Film à voir : Les mots de Taj

Publié le par Henri LOURDOU

Film à voir : Les mots de Taj
Film à voir : Les mots de Taj
Film à voir : Les mots de Taj

Les mots de Taj

Film documentaire de Dominique Choisy, 2021.

Une parole qui a du poids.

 

Je dois remercier l'équipe de Tarbes de la Cimade, et spécialement Cécile, pour avoir choisi ce documentaire dans le cadre du festival Migrant'scène.

Remercier également Dominique Choisy, remarquable réalisateur et accompagnateur de son film, dont les réponses à nos questions à l'issue de la projection furent très bienvenues.

 

De quoi s'agit-il ? D'un projet au long cours, initié dès 2014, alors que Taj en France depuis un an et demi en fait la suggestion à son futur père adoptif, mais réalisé seulement en 2018, six ans après l'arrivée en France de ce jeune afghan "Mineur non accompagné" (succédant  par la disgrâce des appellations administratives  à "Mineur Isolé Etranger") à l'âge de 14 ans.

Il s'est agi de faire son trajet migratoire à l'envers en retrouvant les lieux de passage (qui furent souvent des lieux de blocage) dans sa longue itinérance.

Agé alors de 21 ans, naturalisé français après son adoption et accompagné par son père-réalisateur, Taj a pu digérer les traumas de ce parcours et revient en situation assurée sur des lieux de maltraitance.

Le parcours commence par une rencontre avec les travailleurs sociaux qui l'ont accueilli à Amiens en 2012, puis remonte vers Paris au fameux "square des Afghans" (le square Emile Chautemps entre le boulevard Sébastopol et le Conservatoire National des Arts et Métiers); il n'y a alors plus d'Afghans : les "indésirables" sont rejetés dans des coins moins visibles de la ville. Mais il évoque son vécu d'alors : il y avait en fait "deux squares", celui des sans-abris qui venaient là pour dormir la nuit, et celui des gens normaux, qui passaient sans les voir, ou en faisant semblant de ne pas les voir. C'est cette attitude qui indigne encore Taj : on peut quand même dire bonjour aux gens, c'est la moindre des choses.

A mesure que l'on s'éloigne vers l'Est, le vécu devient plus dur et les souvenirs plus cuisants. L'Europe forteresse n'est pas un vain mot. En Hongrie, plus une trace de migrants à la gare centrale de Budapest : ils sont tous enfermés dans des camps inaccessibles, ou refoulés en Serbie. La route des Balkans est devenue sans cesse plus difficile.

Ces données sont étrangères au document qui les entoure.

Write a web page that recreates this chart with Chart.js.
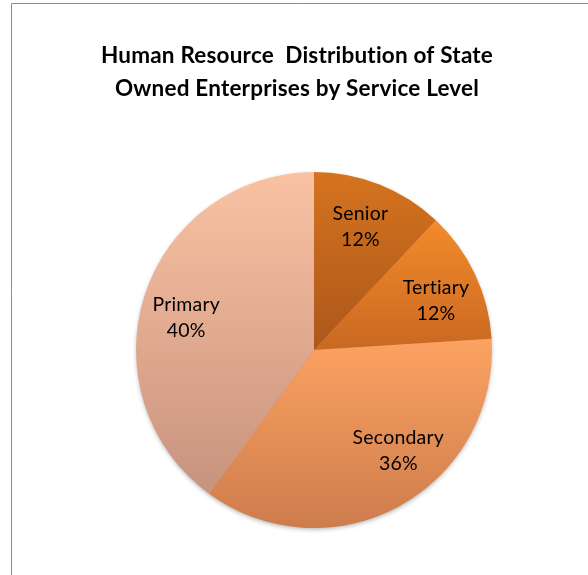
<!DOCTYPE html>
<html>
<head>
<meta charset="utf-8">
<script src="https://cdn.jsdelivr.net/npm/chart.js@4.4.1/dist/chart.umd.min.js"></script>
<style>
  html, body { margin: 0; padding: 0; background: #fff; }
  #wrap { width: 588px; height: 575px; position: relative; }
</style>
</head>
<body>
<div id="wrap"><canvas id="pieChart" width="588" height="575"></canvas></div>
<script>
const categorias = ["Senior", "Tertiary", "Secondary", "Primary"];
const porcentajes = [12, 12, 36, 40];
const tituloLineas = ["Human Resource  Distribution of State", "Owned Enterprises by Service Level"];

// colores arriba / abajo de cada porcion (degradado tipo Excel)
const colorArriba = ["#D5731F", "#F38B2B", "#FCA262", "#FAC2A3"];
const colorAbajo = ["#AC571A", "#C96822", "#CD7C4C", "#C8937E"];

// extension vertical de un sector del pastel
const extensionSector = (cy, r, a0, a1) => {
    let ys = [cy, cy + r * Math.sin(a0), cy + r * Math.sin(a1)];
    for (let k = -2; k <= 2; k++) {
        const abajo = Math.PI / 2 + k * 2 * Math.PI;
        const arriba = -Math.PI / 2 + k * 2 * Math.PI;
        if (abajo > a0 && abajo < a1) ys.push(cy + r);
        if (arriba > a0 && arriba < a1) ys.push(cy - r);
    }
    return [Math.min(...ys), Math.max(...ys)];
};

const obtenerDegradado = (context) => {
    const chart = context.chart;
    const area = chart.chartArea;
    const i = context.dataIndex;
    if (!area || i === undefined) return colorArriba[i] || colorArriba[0];
    const total = porcentajes.reduce((a, b) => a + b, 0);
    const previo = porcentajes.slice(0, i).reduce((a, b) => a + b, 0);
    const a0 = -Math.PI / 2 + previo / total * 2 * Math.PI;
    const a1 = a0 + porcentajes[i] / total * 2 * Math.PI;
    const cx = (area.left + area.right) / 2;
    const cy = (area.top + area.bottom) / 2;
    const r = Math.min(area.right - area.left, area.bottom - area.top) / 2;
    const [y0, y1] = extensionSector(cy, r, a0, a1);
    const g = chart.ctx.createLinearGradient(cx, y0, cx, y1);
    g.addColorStop(0, colorArriba[i]);
    g.addColorStop(1, colorAbajo[i]);
    return g;
};

// marco, titulo y sombra del pastel
const marcoYTitulo = {
    id: 'marcoYTitulo',
    beforeDraw(chart) {
        const ctx = chart.ctx;
        ctx.save();
        ctx.strokeStyle = '#8c8c8c';
        ctx.lineWidth = 1;
        ctx.beginPath();
        ctx.moveTo(11.5, chart.height);
        ctx.lineTo(11.5, 3.5);
        ctx.lineTo(chart.width, 3.5);
        ctx.stroke();
        ctx.fillStyle = '#000';
        ctx.font = 'bold 22.5px Lato, "Open Sans", sans-serif';
        ctx.letterSpacing = '0.2px';
        ctx.textAlign = 'center';
        ctx.textBaseline = 'middle';
        tituloLineas.forEach((t, i) => ctx.fillText(t, 297, 56 + i * 33));
        ctx.restore();
    },
    beforeDatasetsDraw(chart) {
        const arc = chart.getDatasetMeta(0).data[0];
        if (!arc) return;
        const ctx = chart.ctx;
        ctx.save();
        ctx.shadowColor = 'rgba(0,0,0,0.35)';
        ctx.shadowBlur = 5;
        ctx.shadowOffsetY = 2;
        ctx.fillStyle = '#d08050';
        ctx.beginPath();
        ctx.arc(arc.x, arc.y, arc.outerRadius - 1, 0, Math.PI * 2);
        ctx.fill();
        ctx.restore();
    }
};

// etiquetas dentro de cada porcion
const etiquetasPastel = {
    id: 'etiquetasPastel',
    afterDatasetsDraw(chart, args, opts) {
        const ctx = chart.ctx;
        const meta = chart.getDatasetMeta(0);
        ctx.save();
        ctx.fillStyle = '#000';
        ctx.font = '19.5px Lato, "Open Sans", sans-serif';
        ctx.letterSpacing = '0.2px';
        ctx.textAlign = 'center';
        ctx.textBaseline = 'middle';
        meta.data.forEach((arc, i) => {
            const medio = (arc.startAngle + arc.endAngle) / 2 + (opts.ajusteAngulo[i] || 0) * Math.PI / 180;
            const d = arc.outerRadius * opts.fraccionRadio;
            const x = arc.x + Math.cos(medio) * d;
            const y = arc.y + Math.sin(medio) * d;
            ctx.fillText(categorias[i], x, y - 13);
            ctx.fillText(porcentajes[i] + '%', x, y + 13);
        });
        ctx.restore();
    }
};

const ctx = document.getElementById('pieChart').getContext('2d');
new Chart(ctx, {
    type: 'pie',
    data: {
        labels: categorias,
        datasets: [{
            data: porcentajes,
            backgroundColor: obtenerDegradado,
            borderWidth: 0
        }]
    },
    options: {
        responsive: false,
        animation: false,
        layout: { padding: { left: 135, right: 95, top: 172, bottom: 47 } },
        plugins: {
            legend: { display: false },
            title: { display: false },
            tooltip: { enabled: false },
            etiquetasPastel: { fraccionRadio: 0.74, ajusteAngulo: [-1, 3, -11, -4] }
        }
    },
    plugins: [marcoYTitulo, etiquetasPastel]
});
</script>
</body>
</html>
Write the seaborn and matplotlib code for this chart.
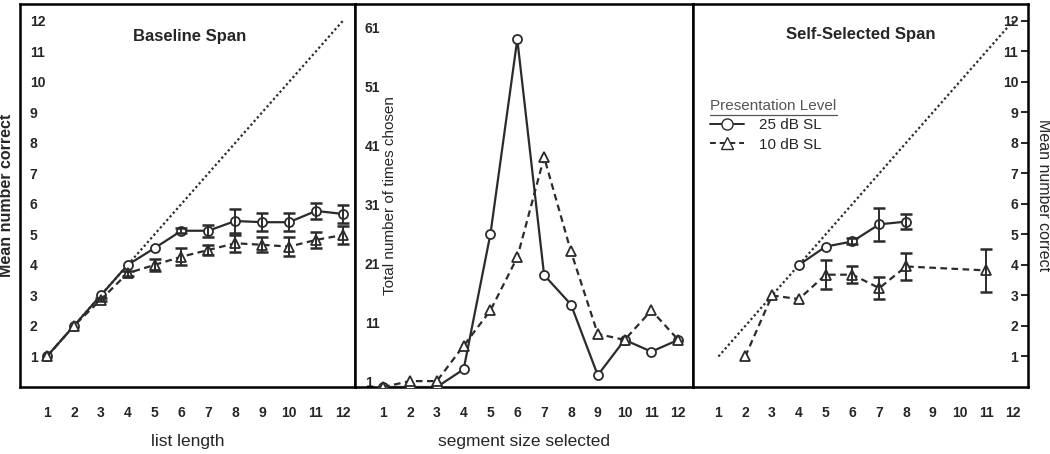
import pandas as pd
import seaborn as sns
import matplotlib.pyplot as plt
from matplotlib.lines import Line2D

# values
list_len = [1, 2, 3, 4, 5, 6, 7, 8, 9, 10, 11, 12]
base_25 = [1.0, 2.0, 3.0, 4.0, 4.55, 5.12, 5.12, 5.44, 5.40, 5.40, 5.77, 5.67]
base_25_err = [0, 0, 0, 0, 0, 0.08, 0.2, 0.4, 0.3, 0.3, 0.26, 0.31]
base_10 = [1.0, 2.0, 2.86, 3.73, 4.0, 4.27, 4.49, 4.71, 4.66, 4.60, 4.82, 4.98]
base_10_err = [0, 0, 0.05, 0.08, 0.2, 0.27, 0.17, 0.27, 0.25, 0.3, 0.25, 0.3]

seg_size = [1, 2, 3, 4, 5, 6, 7, 8, 9, 10, 11, 12]
chosen_25 = [0, 0, 0, 3, 26, 59, 19, 14, 2, 8, 6, 8]
chosen_10 = [0, 1, 1, 7, 13, 22, 39, 23, 9, 8, 13, 8]

self_25_x = [4, 5, 6, 7, 8]
self_25 = [4.0, 4.6, 4.77, 5.33, 5.42]
self_25_err = [0, 0, 0.1, 0.53, 0.25]
self_10_x = [2, 3, 4, 5, 6, 7, 8, 11]
self_10 = [1.0, 3.0, 2.88, 3.68, 3.68, 3.24, 3.95, 3.82]
self_10_err = [0, 0, 0, 0.48, 0.27, 0.37, 0.45, 0.71]

levels = ["25 dB SL", "10 dB SL"]
span_ticks = list(range(1, 13))
chosen_ticks = [1, 11, 21, 31, 41, 51, 61]

INK = "#2b2b2b"
NARROW = ["Liberation Sans Narrow", "Liberation Sans", "DejaVu Sans"]
WIDE = ["Liberation Sans", "DejaVu Sans"]

sns.set_style("white")
plt.rcParams["font.family"] = NARROW


def draw_series(ax, x25, y25, x10, y10):
    df = pd.DataFrame({
        "x": list(x25) + list(x10),
        "y": list(y25) + list(y10),
        "level": [levels[0]] * len(x25) + [levels[1]] * len(x10),
    })
    sns.lineplot(data=df, x="x", y="y", style="level", style_order=levels,
                 markers={levels[0]: "o", levels[1]: "^"},
                 dashes={levels[0]: "", levels[1]: (3, 2)},
                 estimator=None, errorbar=None, color=INK, lw=1.6,
                 ms=6.5, mfc="white", mec=INK, mew=1.3, legend=False, ax=ax,
                 zorder=3)


def add_errbars(ax, x, y, err):
    keep = [i for i, e in enumerate(err) if e > 0]
    ax.errorbar([x[i] for i in keep], [y[i] for i in keep],
                yerr=[err[i] for i in keep], fmt="none", ecolor=INK,
                elinewidth=1.4, capsize=4, capthick=1.8, zorder=4)


def style_axes(ax, xlim, ylim, yticks, side="left"):
    ax.set_xlim(*xlim)
    ax.set_ylim(*ylim)
    ax.set_xticks(span_ticks)
    ax.set_yticks(yticks)
    for s in ax.spines.values():
        s.set_visible(True)
        s.set_linewidth(1.8)
        s.set_color("black")
    ax.tick_params(axis="x", direction="out", length=5, width=1.4, pad=9,
                   labelsize=10)
    if side == "right":
        ax.yaxis.tick_right()
    ax.tick_params(axis="y", direction="in", length=5, width=1.4, pad=-7,
                   labelsize=10)
    for lab in ax.get_xticklabels() + ax.get_yticklabels():
        lab.set_fontweight("bold")
    plt.setp(ax.get_yticklabels(), ha="right" if side == "right" else "left")
    ax.set_xlabel("")
    ax.set_ylabel("")


fig = plt.figure(figsize=(10.5, 4.54), dpi=100)
bottom, height = 1 - 387 / 454, (387 - 4) / 454
ax1 = fig.add_axes([20 / 1050, bottom, 335 / 1050, height])
ax2 = fig.add_axes([355 / 1050, bottom, 338 / 1050, height])
ax3 = fig.add_axes([693 / 1050, bottom, 335 / 1050, height])

# Baseline span
ax1.plot(list_len, list_len, ls=(0, (1, 1.2)), color=INK, lw=1.6, zorder=2)
draw_series(ax1, list_len, base_25, list_len, base_10)
add_errbars(ax1, list_len, base_25, base_25_err)
add_errbars(ax1, list_len, base_10, base_10_err)
style_axes(ax1, (0, 12.45), (0, 12.55), span_ticks)
ax1.text(0.505, 0.915, "Baseline Span", transform=ax1.transAxes, ha="center",
         va="center", fontsize=12, fontweight="bold", family=WIDE)
ax1.set_xlabel("list length", fontsize=12.5, labelpad=10)
ax1.set_ylabel("Mean number correct", fontsize=11.5, fontweight="bold",
               va="center")
ax1.yaxis.set_label_coords(-0.04, 0.5)

# number of times each segment size was chosen
draw_series(ax2, seg_size, chosen_25, seg_size, chosen_10)
style_axes(ax2, (-0.05, 12.55), (0, 65), chosen_ticks)
ax2.set_xlabel("segment size selected", fontsize=12.5, labelpad=10)
ax2.set_ylabel("Total number of times chosen", fontsize=11, va="center")
ax2.yaxis.set_label_coords(0.105, 0.5)

# Self-selected span
ax3.plot(list_len, list_len, ls=(0, (1, 1.2)), color=INK, lw=1.6, zorder=2)
draw_series(ax3, self_25_x, self_25, self_10_x, self_10)
add_errbars(ax3, self_25_x, self_25, self_25_err)
add_errbars(ax3, self_10_x, self_10, self_10_err)
style_axes(ax3, (0.05, 12.55), (0, 12.55), span_ticks, side="right")
ax3.text(0.5, 0.92, "Self-Selected Span", transform=ax3.transAxes,
         ha="center", va="center", fontsize=12, fontweight="bold", family=WIDE)
ax3.yaxis.set_label_position("right")
ax3.set_ylabel("Mean number correct", fontsize=11.5, rotation=270,
               va="center")
ax3.yaxis.set_label_coords(1.045, 0.5)

handles = [
    Line2D([], [], color=INK, lw=1.4, marker="o", ms=8, mfc="white", mec=INK),
    Line2D([], [], color=INK, lw=1.4, ls=(0, (3, 2)), marker="^", ms=9,
           mfc="white", mec=INK),
]
leg = ax3.legend(handles, levels, title="Presentation Level", loc="upper left",
                 bbox_to_anchor=(0.02, 0.78), frameon=False, fontsize=11,
                 title_fontsize=11, handlelength=2.2, handletextpad=1.0,
                 labelspacing=0.35, alignment="left", borderpad=0.2)
leg.get_title().set_color("#555555")

# underline the legend title
fig.canvas.draw()
bb = leg.get_title().get_window_extent().transformed(fig.transFigure.inverted())
fig.add_artist(Line2D([bb.x0, bb.x1], [bb.y0 - 0.004, bb.y0 - 0.004],
                      color="#555555", lw=0.9))

fig.savefig("out.png", dpi=100)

Arrivés en Grèce puis en Turquie, on rencontre des personnes pourchassées sans cesse par la police, et l'on apprend que le prix des passeurs a été multiplié par 10 en 6 ans : c'est la rançon de la fermeture (théorique) des frontières.

Cette politique européenne de refoulement aux frontières s'est radicalisée depuis 2015. Cela se traduit par la montée continue des morts en mer, l'emprise grandissante du crime organisé sur les passages, et par une précarisation accrue des migrants.

Or cette situation de stress permanent, de précarité et d'agression étaient déjà là en 2012 comme en témoigne Taj en évoquant ses souvenirs liés à chaque lieu de passage.

Malgré cela, comme nous l'a confié le réalisateur dans la discussion d'après film, la majorité de ces migrants dans la galère rencontrés au cours du tournage en 2018 sont parvenus à leurs fins : ils ont fini par rejoindre l'Eldorado britannique, allemand, français ou scandinave de leurs rêves.

Mais au prix de sacrifices, de difficultés et de misères sans nom.

Ce parcours du combattant du non-accueil est en partie compensé par les belles rencontres ici ou là, de particuliers, d'associations ou de travailleurs sociaux, comme ceux qui ont recueilli Taj dans la rue et en mauvais état.

Celui-ci ne mâche pas ses mots : il dit les choses de façon directe et factuelle. C'est ce qui leur donne du poids.

Il ne nous reste qu'à en tirer les leçons en nous mobilisant contre la politique de non-accueil et pour une politique d'hospitalité qui, quoi qu'en disent de nombreux politiques, ne tient qu'à peu de choses.

Regarder la réalité en face et employer les bons mots pour la désigner, au lieu de céder aux fantasmes et à la rhétorique de l'extrême-droite populiste.